- **Data segment**:

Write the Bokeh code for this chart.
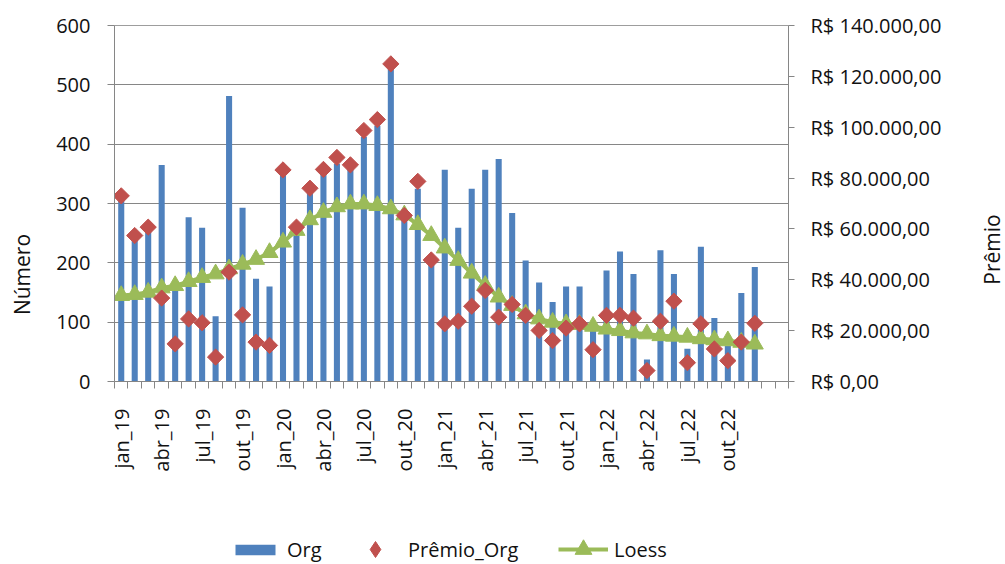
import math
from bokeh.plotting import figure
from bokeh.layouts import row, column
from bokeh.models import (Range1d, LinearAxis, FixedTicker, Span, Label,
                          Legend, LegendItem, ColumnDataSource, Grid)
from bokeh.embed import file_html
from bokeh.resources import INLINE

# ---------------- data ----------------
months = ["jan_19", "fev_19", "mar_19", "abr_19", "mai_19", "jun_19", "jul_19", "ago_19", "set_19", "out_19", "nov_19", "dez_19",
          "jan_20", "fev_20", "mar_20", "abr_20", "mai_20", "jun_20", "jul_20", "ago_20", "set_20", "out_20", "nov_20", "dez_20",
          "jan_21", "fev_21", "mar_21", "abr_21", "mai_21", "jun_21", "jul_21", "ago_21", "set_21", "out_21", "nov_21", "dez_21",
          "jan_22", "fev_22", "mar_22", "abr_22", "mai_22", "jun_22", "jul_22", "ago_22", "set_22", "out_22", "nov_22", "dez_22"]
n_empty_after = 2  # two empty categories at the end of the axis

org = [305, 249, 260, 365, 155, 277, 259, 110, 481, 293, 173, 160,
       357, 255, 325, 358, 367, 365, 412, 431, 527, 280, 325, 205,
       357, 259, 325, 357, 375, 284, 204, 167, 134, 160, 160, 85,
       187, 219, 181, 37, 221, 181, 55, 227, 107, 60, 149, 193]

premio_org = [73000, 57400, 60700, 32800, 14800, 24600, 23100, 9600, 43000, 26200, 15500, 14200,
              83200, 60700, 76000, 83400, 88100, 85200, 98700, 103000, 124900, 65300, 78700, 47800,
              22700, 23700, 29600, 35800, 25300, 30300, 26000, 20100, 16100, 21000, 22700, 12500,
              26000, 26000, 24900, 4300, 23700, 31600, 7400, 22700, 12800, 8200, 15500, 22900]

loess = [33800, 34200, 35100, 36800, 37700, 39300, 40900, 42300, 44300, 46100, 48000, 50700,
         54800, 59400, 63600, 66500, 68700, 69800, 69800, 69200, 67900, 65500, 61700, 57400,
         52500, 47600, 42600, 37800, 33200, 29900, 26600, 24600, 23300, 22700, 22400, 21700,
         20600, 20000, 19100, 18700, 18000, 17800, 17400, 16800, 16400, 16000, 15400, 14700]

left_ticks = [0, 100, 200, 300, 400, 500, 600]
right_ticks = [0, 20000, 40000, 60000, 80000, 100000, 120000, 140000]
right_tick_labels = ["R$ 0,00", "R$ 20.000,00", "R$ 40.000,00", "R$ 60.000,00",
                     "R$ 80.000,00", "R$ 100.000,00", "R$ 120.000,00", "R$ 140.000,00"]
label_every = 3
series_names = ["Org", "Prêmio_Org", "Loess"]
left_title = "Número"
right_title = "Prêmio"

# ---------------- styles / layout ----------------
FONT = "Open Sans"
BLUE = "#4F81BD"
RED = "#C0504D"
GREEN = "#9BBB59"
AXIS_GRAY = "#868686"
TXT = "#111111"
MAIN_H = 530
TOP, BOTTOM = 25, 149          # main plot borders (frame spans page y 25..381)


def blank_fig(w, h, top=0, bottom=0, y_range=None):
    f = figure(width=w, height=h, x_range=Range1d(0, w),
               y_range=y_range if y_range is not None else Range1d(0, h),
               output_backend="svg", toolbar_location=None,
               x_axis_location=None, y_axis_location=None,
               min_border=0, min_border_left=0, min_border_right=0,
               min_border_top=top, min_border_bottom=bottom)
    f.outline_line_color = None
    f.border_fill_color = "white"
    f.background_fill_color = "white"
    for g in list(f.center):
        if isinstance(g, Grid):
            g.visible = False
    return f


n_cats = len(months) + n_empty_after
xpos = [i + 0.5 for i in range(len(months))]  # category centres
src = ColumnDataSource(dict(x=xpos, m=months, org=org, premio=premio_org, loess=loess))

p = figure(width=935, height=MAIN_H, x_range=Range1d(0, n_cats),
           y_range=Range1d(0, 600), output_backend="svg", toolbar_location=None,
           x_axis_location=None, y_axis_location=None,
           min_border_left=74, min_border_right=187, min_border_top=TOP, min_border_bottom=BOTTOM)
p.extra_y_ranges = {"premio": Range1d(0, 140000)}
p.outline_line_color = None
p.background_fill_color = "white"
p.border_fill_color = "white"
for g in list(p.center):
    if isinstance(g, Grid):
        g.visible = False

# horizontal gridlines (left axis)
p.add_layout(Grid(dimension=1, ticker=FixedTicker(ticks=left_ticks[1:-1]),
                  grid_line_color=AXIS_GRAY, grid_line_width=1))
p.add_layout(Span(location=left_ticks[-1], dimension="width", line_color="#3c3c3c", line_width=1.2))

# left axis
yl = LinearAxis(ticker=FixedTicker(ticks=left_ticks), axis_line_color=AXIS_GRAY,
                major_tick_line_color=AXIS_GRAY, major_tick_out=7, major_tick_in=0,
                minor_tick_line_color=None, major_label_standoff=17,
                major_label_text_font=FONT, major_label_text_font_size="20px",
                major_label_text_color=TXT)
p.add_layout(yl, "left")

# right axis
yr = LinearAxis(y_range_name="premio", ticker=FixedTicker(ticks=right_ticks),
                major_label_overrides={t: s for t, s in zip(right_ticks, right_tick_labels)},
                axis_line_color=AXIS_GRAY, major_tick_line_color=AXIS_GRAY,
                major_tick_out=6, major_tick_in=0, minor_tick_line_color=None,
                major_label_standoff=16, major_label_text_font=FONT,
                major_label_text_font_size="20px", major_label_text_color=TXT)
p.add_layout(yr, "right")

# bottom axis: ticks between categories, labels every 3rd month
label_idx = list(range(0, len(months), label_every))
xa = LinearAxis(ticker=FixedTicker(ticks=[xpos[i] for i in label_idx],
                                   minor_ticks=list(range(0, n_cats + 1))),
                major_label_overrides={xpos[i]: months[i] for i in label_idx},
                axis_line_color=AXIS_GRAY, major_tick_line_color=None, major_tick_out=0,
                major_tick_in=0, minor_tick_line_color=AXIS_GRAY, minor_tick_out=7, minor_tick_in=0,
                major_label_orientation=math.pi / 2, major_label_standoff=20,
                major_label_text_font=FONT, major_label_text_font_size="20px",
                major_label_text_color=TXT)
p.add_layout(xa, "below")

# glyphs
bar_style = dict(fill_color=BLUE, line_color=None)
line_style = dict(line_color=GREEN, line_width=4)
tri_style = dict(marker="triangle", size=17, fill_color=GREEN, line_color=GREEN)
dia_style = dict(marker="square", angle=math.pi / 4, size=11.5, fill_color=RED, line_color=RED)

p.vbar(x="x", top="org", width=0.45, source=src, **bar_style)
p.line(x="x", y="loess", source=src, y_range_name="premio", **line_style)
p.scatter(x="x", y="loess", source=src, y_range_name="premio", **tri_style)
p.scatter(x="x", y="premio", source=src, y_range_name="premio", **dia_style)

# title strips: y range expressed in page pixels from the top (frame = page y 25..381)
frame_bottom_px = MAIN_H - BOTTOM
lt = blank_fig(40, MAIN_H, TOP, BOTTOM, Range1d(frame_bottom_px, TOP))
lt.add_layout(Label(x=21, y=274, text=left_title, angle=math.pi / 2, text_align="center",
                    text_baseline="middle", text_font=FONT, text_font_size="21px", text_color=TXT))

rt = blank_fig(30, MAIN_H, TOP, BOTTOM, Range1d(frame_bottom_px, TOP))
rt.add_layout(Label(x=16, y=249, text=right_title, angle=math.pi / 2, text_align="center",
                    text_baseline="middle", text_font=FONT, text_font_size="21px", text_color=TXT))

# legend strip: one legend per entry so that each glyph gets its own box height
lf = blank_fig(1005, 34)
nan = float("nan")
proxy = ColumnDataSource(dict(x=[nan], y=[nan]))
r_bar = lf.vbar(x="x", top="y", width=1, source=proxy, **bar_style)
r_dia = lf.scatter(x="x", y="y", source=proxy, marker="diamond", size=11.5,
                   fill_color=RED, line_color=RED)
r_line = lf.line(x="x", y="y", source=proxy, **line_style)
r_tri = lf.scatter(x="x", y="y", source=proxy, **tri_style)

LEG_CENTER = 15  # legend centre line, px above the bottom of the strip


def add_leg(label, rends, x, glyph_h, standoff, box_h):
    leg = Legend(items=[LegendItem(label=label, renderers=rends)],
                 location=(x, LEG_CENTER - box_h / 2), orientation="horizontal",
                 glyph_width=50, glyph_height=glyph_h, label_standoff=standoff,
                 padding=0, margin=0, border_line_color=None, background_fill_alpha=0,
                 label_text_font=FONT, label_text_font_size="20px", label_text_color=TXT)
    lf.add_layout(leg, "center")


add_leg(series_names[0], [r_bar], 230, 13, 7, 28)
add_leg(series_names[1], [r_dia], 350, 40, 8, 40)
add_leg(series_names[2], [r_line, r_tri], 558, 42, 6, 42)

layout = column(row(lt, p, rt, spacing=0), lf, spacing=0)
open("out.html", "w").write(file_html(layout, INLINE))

- **Stated task**: Restate the material word for word from its first line through the line containing "16000, 15400, 14700]", both included; the pictures do not belong in it.

- **Exercise response**:
Write the Bokeh code for this chart.
import math
from bokeh.plotting import figure
from bokeh.layouts import row, column
from bokeh.models import (Range1d, LinearAxis, FixedTicker, Span, Label,
                          Legend, LegendItem, ColumnDataSource, Grid)
from bokeh.embed import file_html
from bokeh.resources import INLINE

# ---------------- data ----------------
months = ["jan_19", "fev_19", "mar_19", "abr_19", "mai_19", "jun_19", "jul_19", "ago_19", "set_19", "out_19", "nov_19", "dez_19",
          "jan_20", "fev_20", "mar_20", "abr_20", "mai_20", "jun_20", "jul_20", "ago_20", "set_20", "out_20", "nov_20", "dez_20",
          "jan_21", "fev_21", "mar_21", "abr_21", "mai_21", "jun_21", "jul_21", "ago_21", "set_21", "out_21", "nov_21", "dez_21",
          "jan_22", "fev_22", "mar_22", "abr_22", "mai_22", "jun_22", "jul_22", "ago_22", "set_22", "out_22", "nov_22", "dez_22"]
n_empty_after = 2  # two empty categories at the end of the axis

org = [305, 249, 260, 365, 155, 277, 259, 110, 481, 293, 173, 160,
       357, 255, 325, 358, 367, 365, 412, 431, 527, 280, 325, 205,
       357, 259, 325, 357, 375, 284, 204, 167, 134, 160, 160, 85,
       187, 219, 181, 37, 221, 181, 55, 227, 107, 60, 149, 193]

premio_org = [73000, 57400, 60700, 32800, 14800, 24600, 23100, 9600, 43000, 26200, 15500, 14200,
              83200, 60700, 76000, 83400, 88100, 85200, 98700, 103000, 124900, 65300, 78700, 47800,
              22700, 23700, 29600, 35800, 25300, 30300, 26000, 20100, 16100, 21000, 22700, 12500,
              26000, 26000, 24900, 4300, 23700, 31600, 7400, 22700, 12800, 8200, 15500, 22900]

loess = [33800, 34200, 35100, 36800, 37700, 39300, 40900, 42300, 44300, 46100, 48000, 50700,
         54800, 59400, 63600, 66500, 68700, 69800, 69800, 69200, 67900, 65500, 61700, 57400,
         52500, 47600, 42600, 37800, 33200, 29900, 26600, 24600, 23300, 22700, 22400, 21700,
         20600, 20000, 19100, 18700, 18000, 17800, 17400, 16800, 16400, 16000, 15400, 14700]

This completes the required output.